### [What you need to do]
The listing below should be printed exactly, every line of it. Skip the pictures.

### [Given data]
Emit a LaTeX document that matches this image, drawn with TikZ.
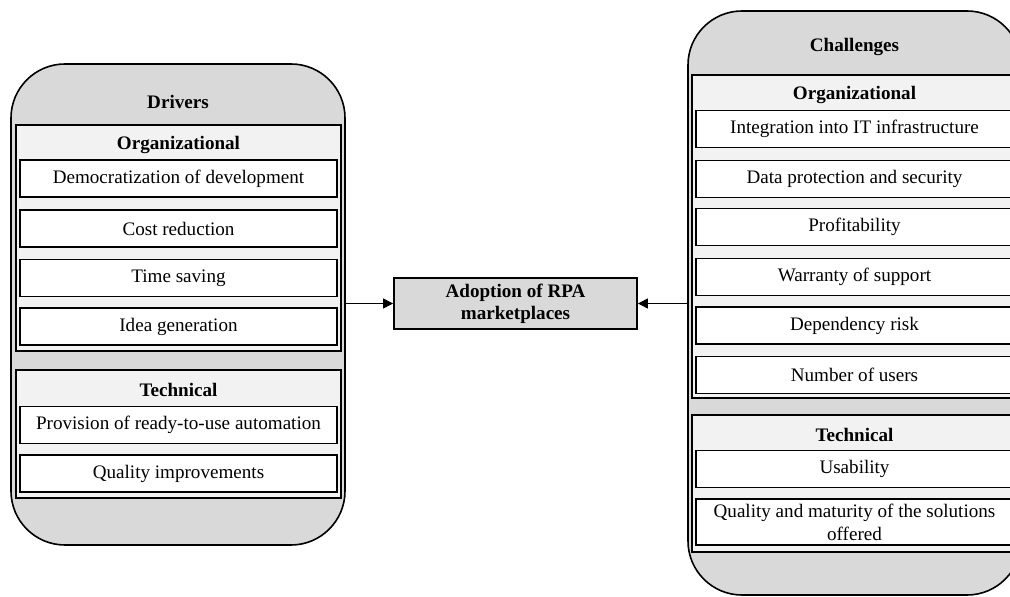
\documentclass[tikz,border=0pt]{standalone}
\usepackage{fontspec}
\setmainfont{Liberation Serif}
\usetikzlibrary{arrows.meta}
\definecolor{panelgray}{RGB}{217,217,217}
\definecolor{groupgray}{RGB}{242,242,242}
\tikzset{
  txt/.style={font=\fontsize{9.55}{11.5}\selectfont},
  panel/.style={draw=black, line width=0.8pt, fill=panelgray, rounded corners=27pt, inner sep=0pt},
  group/.style={draw=black, line width=0.9pt, fill=groupgray, inner sep=0pt, minimum width=162.5pt},
  item/.style={draw=black, line width=0.9pt, fill=white, inner sep=0pt, align=center, txt,
               minimum width=158.5pt, minimum height=18.5pt},
  head/.style={txt, font=\fontsize{9.55}{11.5}\selectfont\bfseries, inner sep=0pt},
  focus/.style={draw=black, line width=0.9pt, fill=panelgray, inner sep=0pt, align=center,
                font=\fontsize{9.55}{11}\selectfont\bfseries, minimum width=121.5pt, minimum height=25.5pt},
  arr/.style={draw=black, line width=0.5pt, -{Triangle[length=5pt,width=5pt]}}
}
\begin{document}
\begin{tikzpicture}[x=0.5pt,y=-0.5pt]
\useasboundingbox (0,0) rectangle (1010,597);
\clip (0,0) rectangle (1010,597);

% ---- Drivers panel ----
\node[panel, minimum width=167pt, minimum height=240.5pt] (lout) at (178,304.5) {};
\node[head] (drivers) at (178,102) {Drivers};
\node[group, minimum height=113pt] (lorg) at (178.5,238) {};
\node[head] (lorgt) at (178.5,145) {Organizational};
\node[item] (d1) at (178.5,178.5) {Democratization of development};
\node[item] (d2) at (178.5,228.5) {Cost reduction};
\node[item] (d3) at (178.5,278) {Time saving};
\node[item] (d4) at (178.5,326.5) {Idea generation};
\node[group, minimum height=64pt] (ltec) at (178.5,434) {};
\node[head] (ltect) at (178.5,390) {Technical};
\node[item] (d5) at (178.5,425) {Provision of ready-to-use automation};
\node[item] (d6) at (178.5,473.5) {Quality improvements};

% ---- Challenges panel ----
\node[panel, minimum width=166.5pt, minimum height=292pt] (rout) at (854.5,303) {};
\node[head] (chall) at (854.5,47) {Challenges};
\node[group, minimum height=161.5pt] (rorg) at (854.5,236.5) {};
\node[head] (rorgt) at (854.5,95) {Organizational};
\node[item] (c1) at (854.5,129) {Integration into IT infrastructure};
\node[item] (c2) at (854.5,179) {Data protection and security};
\node[item] (c3) at (854.5,227) {Profitability};
\node[item] (c4) at (854.5,277) {Warranty of support};
\node[item] (c5) at (854.5,325.5) {Dependency risk};
\node[item] (c6) at (854.5,375) {Number of users};
\node[group, minimum height=68.5pt] (rtec) at (854.5,483.5) {};
\node[head] (rtect) at (854.5,435) {Technical};
\node[item] (c7) at (854.5,469) {Usability};
\node[item, minimum height=23pt] (c8) at (854.5,522) {Quality and maturity of the solutions\\offered};

% ---- Central outcome ----
\node[focus] (adopt) at (515.5,303.5) {Adoption of RPA\\marketplaces};

\draw[arr] (lout.east |- adopt.west) -- (adopt.west);
\draw[arr] (rout.west |- adopt.east) -- (adopt.east);
\end{tikzpicture}
\end{document}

### [The answer]
Emit a LaTeX document that matches this image, drawn with TikZ.
\documentclass[tikz,border=0pt]{standalone}
\usepackage{fontspec}
\setmainfont{Liberation Serif}
\usetikzlibrary{arrows.meta}
\definecolor{panelgray}{RGB}{217,217,217}
\definecolor{groupgray}{RGB}{242,242,242}
\tikzset{
  txt/.style={font=\fontsize{9.55}{11.5}\selectfont},
  panel/.style={draw=black, line width=0.8pt, fill=panelgray, rounded corners=27pt, inner sep=0pt},
  group/.style={draw=black, line width=0.9pt, fill=groupgray, inner sep=0pt, minimum width=162.5pt},
  item/.style={draw=black, line width=0.9pt, fill=white, inner sep=0pt, align=center, txt,
               minimum width=158.5pt, minimum height=18.5pt},
  head/.style={txt, font=\fontsize{9.55}{11.5}\selectfont\bfseries, inner sep=0pt},
  focus/.style={draw=black, line width=0.9pt, fill=panelgray, inner sep=0pt, align=center,
                font=\fontsize{9.55}{11}\selectfont\bfseries, minimum width=121.5pt, minimum height=25.5pt},
  arr/.style={draw=black, line width=0.5pt, -{Triangle[length=5pt,width=5pt]}}
}
\begin{document}
\begin{tikzpicture}[x=0.5pt,y=-0.5pt]
\useasboundingbox (0,0) rectangle (1010,597);
\clip (0,0) rectangle (1010,597);

% ---- Drivers panel ----
\node[panel, minimum width=167pt, minimum height=240.5pt] (lout) at (178,304.5) {};
\node[head] (drivers) at (178,102) {Drivers};
\node[group, minimum height=113pt] (lorg) at (178.5,238) {};
\node[head] (lorgt) at (178.5,145) {Organizational};
\node[item] (d1) at (178.5,178.5) {Democratization of development};
\node[item] (d2) at (178.5,228.5) {Cost reduction};
\node[item] (d3) at (178.5,278) {Time saving};
\node[item] (d4) at (178.5,326.5) {Idea generation};
\node[group, minimum height=64pt] (ltec) at (178.5,434) {};
\node[head] (ltect) at (178.5,390) {Technical};
\node[item] (d5) at (178.5,425) {Provision of ready-to-use automation};
\node[item] (d6) at (178.5,473.5) {Quality improvements};

% ---- Challenges panel ----
\node[panel, minimum width=166.5pt, minimum height=292pt] (rout) at (854.5,303) {};
\node[head] (chall) at (854.5,47) {Challenges};
\node[group, minimum height=161.5pt] (rorg) at (854.5,236.5) {};
\node[head] (rorgt) at (854.5,95) {Organizational};
\node[item] (c1) at (854.5,129) {Integration into IT infrastructure};
\node[item] (c2) at (854.5,179) {Data protection and security};
\node[item] (c3) at (854.5,227) {Profitability};
\node[item] (c4) at (854.5,277) {Warranty of support};
\node[item] (c5) at (854.5,325.5) {Dependency risk};
\node[item] (c6) at (854.5,375) {Number of users};
\node[group, minimum height=68.5pt] (rtec) at (854.5,483.5) {};
\node[head] (rtect) at (854.5,435) {Technical};
\node[item] (c7) at (854.5,469) {Usability};
\node[item, minimum height=23pt] (c8) at (854.5,522) {Quality and maturity of the solutions\\offered};

% ---- Central outcome ----
\node[focus] (adopt) at (515.5,303.5) {Adoption of RPA\\marketplaces};

\draw[arr] (lout.east |- adopt.west) -- (adopt.west);
\draw[arr] (rout.west |- adopt.east) -- (adopt.east);
\end{tikzpicture}
\end{document}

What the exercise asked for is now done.